We developed innovative algorithms to further optimize occupancy calculations. One method, which we nicknamed the Tetris Rule, involved querying room availability for longer stays across multiple days. This allowed us to infer occupancy rates without querying every single room configuration. While not perfect, this approach was highly efficient and reduced the computational and traffic load significantly.

The Closing of the Project and a Call for Data

As discussed extensively on this blog, web scraping costs have become a significant factor in data acquisition projects. Over time, these rising costs made large-scale data collection less competitive compared to alternative datasets, such as credit card transaction or email receipt data, which many funds already possessed for other purposes. This narrowing scope and increasing cost ultimately made the project less viable in the market.

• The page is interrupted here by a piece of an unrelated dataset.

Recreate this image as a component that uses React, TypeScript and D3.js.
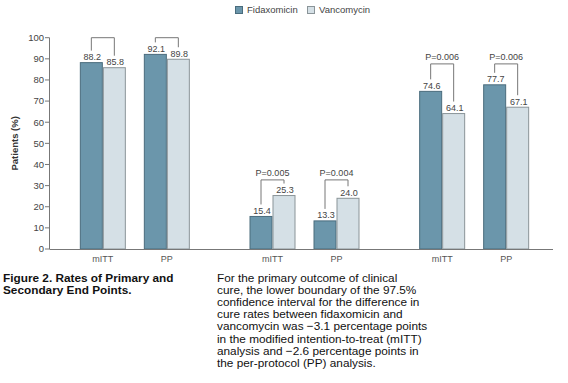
import React from "react";
import * as d3 from "d3";

const groups = ["Clinical cure", "Recurrence", "Sustained response"];
const analyses = ["mITT", "PP"];
const seriesNames = ["Fidaxomicin", "Vancomycin"];
const fidaxomicin = [88.2, 92.1, 15.4, 13.3, 74.6, 77.7];
const vancomycin = [85.8, 89.8, 25.3, 24.0, 64.1, 67.1];
const pLabels = ["", "", "P=0.005", "P=0.004", "P=0.006", "P=0.006"];
const bracketLevels = [100, 100, 32.7, 32.7, 87.6, 87.6];
const yTicks = [0, 10, 20, 30, 40, 50, 60, 70, 80, 90, 100];
const captionLines = ["Figure 2. Rates of Primary and", "Secondary End Points."];
const noteLines = [
  "For the primary outcome of clinical",
  "cure, the lower boundary of the 97.5%",
  "confidence interval for the difference in",
  "cure rates between fidaxomicin and",
  "vancomycin was \u22123.1 percentage points",
  "in the modified intention-to-treat (mITT)",
  "analysis and \u22122.6 percentage points in",
  "the per-protocol (PP) analysis.",
];

const W = 568;
const H = 383;
const FONT = "'Liberation Sans', Arial, sans-serif";
const fills = ["#6b96ab", "#d5e0e6"];
const strokes = ["#4a6c7d", "#8a9498"];

export default function App() {
  const y = d3.scaleLinear().domain([0, 100]).range([249, 37.7]);
  const xGroup = d3.scaleBand<number>().domain(d3.range(groups.length)).range([50, 559]).padding(0);
  const xAnalysis = d3.scaleBand<string>().domain(analyses).range([-64, 64]).padding(0);
  const xSeries = d3.scaleBand<string>().domain(seriesNames).range([-23, 23]).padding(0);
  const fmt = d3.format(".1f");

  const cats = groups.flatMap((g, gi) =>
    analyses.map((a, ai) => {
      const idx = gi * analyses.length + ai;
      const center = (xGroup(gi) as number) + xGroup.bandwidth() / 2 + (xAnalysis(a) as number) + xAnalysis.bandwidth() / 2;
      return { idx, a, center, vals: [fidaxomicin[idx], vancomycin[idx]] };
    })
  );

  return (
    <svg width={W} height={H} style={{ position: "absolute", left: 0, top: 0, background: "#fff" }}>
      {/* legend */}
      {seriesNames.map((s, i) => {
        const lx = i === 0 ? 235.5 : 307.5;
        return (
          <g key={s}>
            <rect x={lx} y={6.5} width={7} height={7} fill={fills[i]} stroke={strokes[i]} strokeWidth={1} />
            <text x={lx + 11.5} y={13} fontFamily={FONT} fontSize={9.5} fill="#444">{s}</text>
          </g>
        );
      })}

      {/* y axis */}
      <line x1={49.5} x2={49.5} y1={y(100)} y2={y(0)} stroke="#777" strokeWidth={1} />
      {yTicks.map((t) => (
        <g key={t}>
          <line x1={45} x2={49.5} y1={y(t)} y2={y(t)} stroke="#777" strokeWidth={1} />
          <text x={44} y={y(t) + 3.3} textAnchor="end" fontFamily={FONT} fontSize={9.5} fill="#444">{t}</text>
        </g>
      ))}
      <text
        transform={`translate(18,${(y(0) + y(100)) / 2}) rotate(-90)`}
        textAnchor="middle"
        fontFamily={FONT}
        fontSize={9.5}
        fontWeight="bold"
        fill="#333"
      >
        Patients (%)
      </text>

      {/* bars */}
      {cats.map((c) => (
        <g key={c.idx}>
          {c.vals.map((v, si) => {
            const x0 = c.center + (xSeries(seriesNames[si]) as number);
            return (
              <g key={si}>
                <rect x={x0 + 0.5} y={y(v)} width={xSeries.bandwidth() - 1} height={y(0) - y(v)} fill={fills[si]} stroke={strokes[si]} strokeWidth={1} />
                <text x={x0 + xSeries.bandwidth() / 2 + 1} y={y(v) - 2.5} textAnchor="middle" fontFamily={FONT} fontSize={9} fill="#444">
                  {fmt(v)}
                </text>
              </g>
            );
          })}
          {(() => {
            const xl = c.center + (xSeries(seriesNames[0]) as number) + xSeries.bandwidth() / 2;
            const xr = c.center + (xSeries(seriesNames[1]) as number) + xSeries.bandwidth() / 2;
            const top = y(bracketLevels[c.idx]);
            const yl = y(c.vals[0]) - 12;
            const yr = y(c.vals[1]) - 12;
            return (
              <g>
                <path d={`M${xl},${yl}V${top}H${xr}V${yr}`} fill="none" stroke="#777" strokeWidth={1} />
                {pLabels[c.idx] && (
                  <text x={(xl + xr) / 2} y={top - 4} textAnchor="middle" fontFamily={FONT} fontSize={9} fill="#444">
                    {pLabels[c.idx]}
                  </text>
                )}
              </g>
            );
          })()}
          <text x={c.center} y={262} textAnchor="middle" fontFamily={FONT} fontSize={9} fill="#555">{c.a}</text>
        </g>
      ))}

      {/* x axis */}
      <line x1={49.5} x2={553} y1={y(0) + 0.5} y2={y(0) + 0.5} stroke="#777" strokeWidth={1} />

      {/* caption */}
      {captionLines.map((l, i) => (
        <text key={i} x={3} y={282 + i * 11.5} fontFamily={FONT} fontSize={11.8} fontWeight="bold" fill="#111">{l}</text>
      ))}
      {noteLines.map((l, i) => (
        <text key={i} x={217} y={282 + i * 12.1} fontFamily={FONT} fontSize={11.8} fill="#111">{l}</text>
      ))}
    </svg>
  );
}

Despite these challenges, I still consider this one of the most fascinating and ambitious data intelligence projects we’ve ever undertaken—and there have been many. This experience also became one of the driving forces behind the creation of the Data Boutique platform. Very few companies can afford to sustain data collection at scale like this, and even the largest funds face constraints in terms of budget and priorities.

At Data Boutique, our mission is to make all types of data—not just hotel reservation data—accessible to a wide range of projects. We recognize that OTAs, hotels, airlines, and travel agencies collectively gather enormous amounts of data. These stakeholders would benefit greatly from having a uniform, complete, and globally updated dataset, accessible to all while reducing their own costs.

In fact, we advocate not only for scraping but also for data sharing directly from OTAs. This approach would allow them to monetize their data and simultaneously lower their anti-bot expenses.

But that’s a broader conversation for another day. For now, this was the story of one project—challenging, inspiring, and a cornerstone of what we’ve built since.